What Jack is carrying — a wife and child in Memphis, an interracial marriage that the law of the time refuses to recognise — is Robinson’s most direct engagement with the racial history of mid-century America. He cannot tell his father, whom he loves and fears disappointing further, and the secret reframes everything: his evasions, his self-destruction, his inability to settle into the home that wants to hold him. He is not merely weak; he is a man who has found the one thing that matters to him and has nowhere to bring it. The conversations about race, grace, and predestination that pass between the elderly ministers acquire a terrible private weight once the reader understands what Jack is unable to say.

A Companion, Not a Sequel

Robinson won the Orange Prize for Home, and the recognition was deserved. Covering the same span of time as Gilead but from the house next door, it is a genuine companion text: each novel illuminates the other, and reading them together reveals dimensions invisible in either alone. Home is the more painful of the two — slower, more claustrophobic, a book about waiting that asks the reader to wait with it — but its emotional honesty is total.
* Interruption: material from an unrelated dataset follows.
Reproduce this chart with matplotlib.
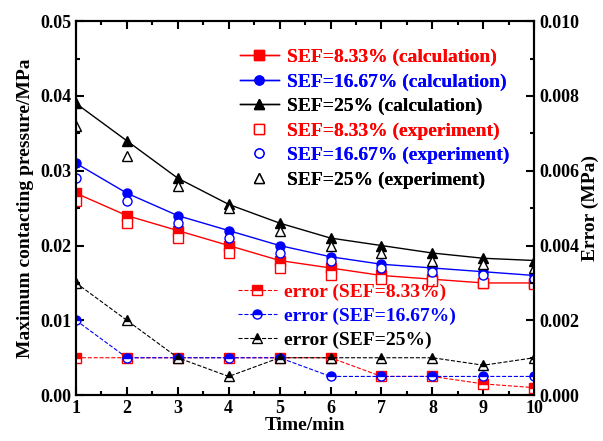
import numpy as np
import matplotlib.pyplot as plt
from matplotlib.ticker import MultipleLocator

plt.rcParams['font.family'] = ['Liberation Serif', 'DejaVu Serif']
plt.rcParams['font.weight'] = 'bold'
plt.rcParams['axes.labelweight'] = 'bold'

t = np.arange(1, 11)

calc_833 = [0.027, 0.024, 0.022, 0.020, 0.018, 0.017, 0.016, 0.0155, 0.015, 0.015]
calc_1667 = [0.031, 0.027, 0.024, 0.022, 0.020, 0.0185, 0.0175, 0.017, 0.0165, 0.016]
calc_25 = [0.039, 0.034, 0.029, 0.0255, 0.023, 0.021, 0.020, 0.019, 0.0183, 0.018]

exp_833 = [0.026, 0.023, 0.021, 0.019, 0.017, 0.016, 0.0155, 0.0152, 0.015, 0.0148]
exp_1667 = [0.029, 0.026, 0.023, 0.021, 0.019, 0.018, 0.017, 0.0165, 0.016, 0.0155]
exp_25 = [0.036, 0.032, 0.028, 0.025, 0.022, 0.020, 0.019, 0.018, 0.0175, 0.017]

err_833 = [0.001, 0.001, 0.001, 0.001, 0.001, 0.001, 0.0005, 0.0005, 0.0003, 0.0002]
err_1667 = [0.002, 0.001, 0.001, 0.001, 0.001, 0.0005, 0.0005, 0.0005, 0.0005, 0.0005]
err_25 = [0.003, 0.002, 0.001, 0.0005, 0.001, 0.001, 0.001, 0.001, 0.0008, 0.001]

fig = plt.figure(figsize=(6.03, 4.41), dpi=100)
ax = fig.add_axes([0.126, 0.104, 0.760, 0.848])
ax2 = ax.twinx()

ms = 6.5
h1 = []
h1 += ax.plot(t, calc_833, '-s', color='red', lw=1, ms=ms, label='SEF=8.33% (calculation)')
h1 += ax.plot(t, calc_1667, '-o', color='blue', lw=1, ms=ms, label='SEF=16.67% (calculation)')
h1 += ax.plot(t, calc_25, '-^', color='black', lw=1, ms=ms + 1, label='SEF=25% (calculation)')
h1 += ax.plot(t, exp_833, 's', color='red', mfc='white', ms=ms, mew=1, label='SEF=8.33% (experiment)')
h1 += ax.plot(t, exp_1667, 'o', color='blue', mfc='white', ms=ms, mew=1, label='SEF=16.67% (experiment)')
h1 += ax.plot(t, exp_25, '^', color='black', mfc='white', ms=ms + 1, mew=1, label='SEF=25% (experiment)')

h2 = []
h2 += ax2.plot(t, err_833, '--s', color='red', lw=0.8, ms=ms, fillstyle='top', mfc='red', mfcalt='white', mew=1, label='error (SEF=8.33%)')
h2 += ax2.plot(t, err_1667, '--o', color='blue', lw=0.8, ms=ms, fillstyle='top', mfc='blue', mfcalt='white', mew=1, label='error (SEF=16.67%)')
h2 += ax2.plot(t, err_25, '--^', color='black', lw=0.8, ms=ms + 1, fillstyle='top', mfc='black', mfcalt='white', mew=1, label='error (SEF=25%)')

ax.set_xlim(1, 10)
ax.set_ylim(0, 0.05)
ax2.set_ylim(0, 0.010)
ax.xaxis.set_major_locator(MultipleLocator(1))
ax.xaxis.set_minor_locator(MultipleLocator(0.5))
ax.yaxis.set_major_locator(MultipleLocator(0.01))
ax.yaxis.set_minor_locator(MultipleLocator(0.005))
ax2.yaxis.set_major_locator(MultipleLocator(0.002))
ax2.yaxis.set_minor_locator(MultipleLocator(0.001))
ax.yaxis.set_major_formatter(plt.FormatStrFormatter('%.2f'))
ax2.yaxis.set_major_formatter(plt.FormatStrFormatter('%.3f'))

ax.tick_params(which='both', direction='in', top=True, width=1.5, labelsize=13)
ax.tick_params(which='major', length=6)
ax.tick_params(which='minor', length=3)
ax2.tick_params(which='both', direction='in', width=1.5, labelsize=13)
ax2.tick_params(which='major', length=6)
ax2.tick_params(which='minor', length=3)
for a in (ax, ax2):
    for s in a.spines.values():
        s.set_linewidth(1.5)

ax.set_xlabel('Time/min', fontsize=14, labelpad=0)
ax.set_ylabel('Maximum contacting pressure/MPa', fontsize=14, labelpad=4)
ax2.set_ylabel('Error (MPa)', fontsize=14, labelpad=2)

colors = ['red', 'blue', 'black']
leg1 = ax.legend(handles=h1, loc='upper left', bbox_to_anchor=(0.358, 0.927), frameon=False,
                 fontsize=14, handlelength=2.0, handletextpad=0.4, labelspacing=0.35,
                 borderpad=0, borderaxespad=0)
for txt, c in zip(leg1.get_texts(), colors * 2):
    txt.set_color(c)
ax.add_artist(leg1)
leg2 = ax2.legend(handles=h2, loc='lower left', bbox_to_anchor=(0.353, 0.123), frameon=False,
                  fontsize=14, handlelength=2.0, handletextpad=0.4, labelspacing=0.32,
                  borderpad=0, borderaxespad=0)
for txt, c in zip(leg2.get_texts(), colors):
    txt.set_color(c)

fig.savefig('out.png', dpi=100)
It is Robinson’s most psychologically intense novel, and its portrait of a family unable to close the distance between love and understanding is among the most quietly heartbreaking in recent American fiction.

Frequently Asked Questions

What is "Home" about?

The companion novel to Gilead retells the same events from the perspective of John Ames's friend Robert Boughton and his prodigal son Jack — who comes home after twenty years of absence bearing a secret that would destroy his father's world.

What are the key takeaways from "Home"?

Forgiveness, freely and repeatedly offered, cannot be received by someone who does not believe they deserve it The prodigal son parable is explored from the prodigal's side — and the parable looks very different from there Grace and guilt can occupy the same person simultaneously, and neither cancels the other Jack's secret — his illegal interracial marriage and child — is Robinson's direct engagement with the racial history that Gilead's narrator views from a greater distance

Is "Home" worth reading?

Where Gilead is a meditation on mortality and inheritance, Home is a study of failure, forgiveness, and the unbearable weight of being loved when you feel unworthy of it — Robinson's most psychologically intense novel.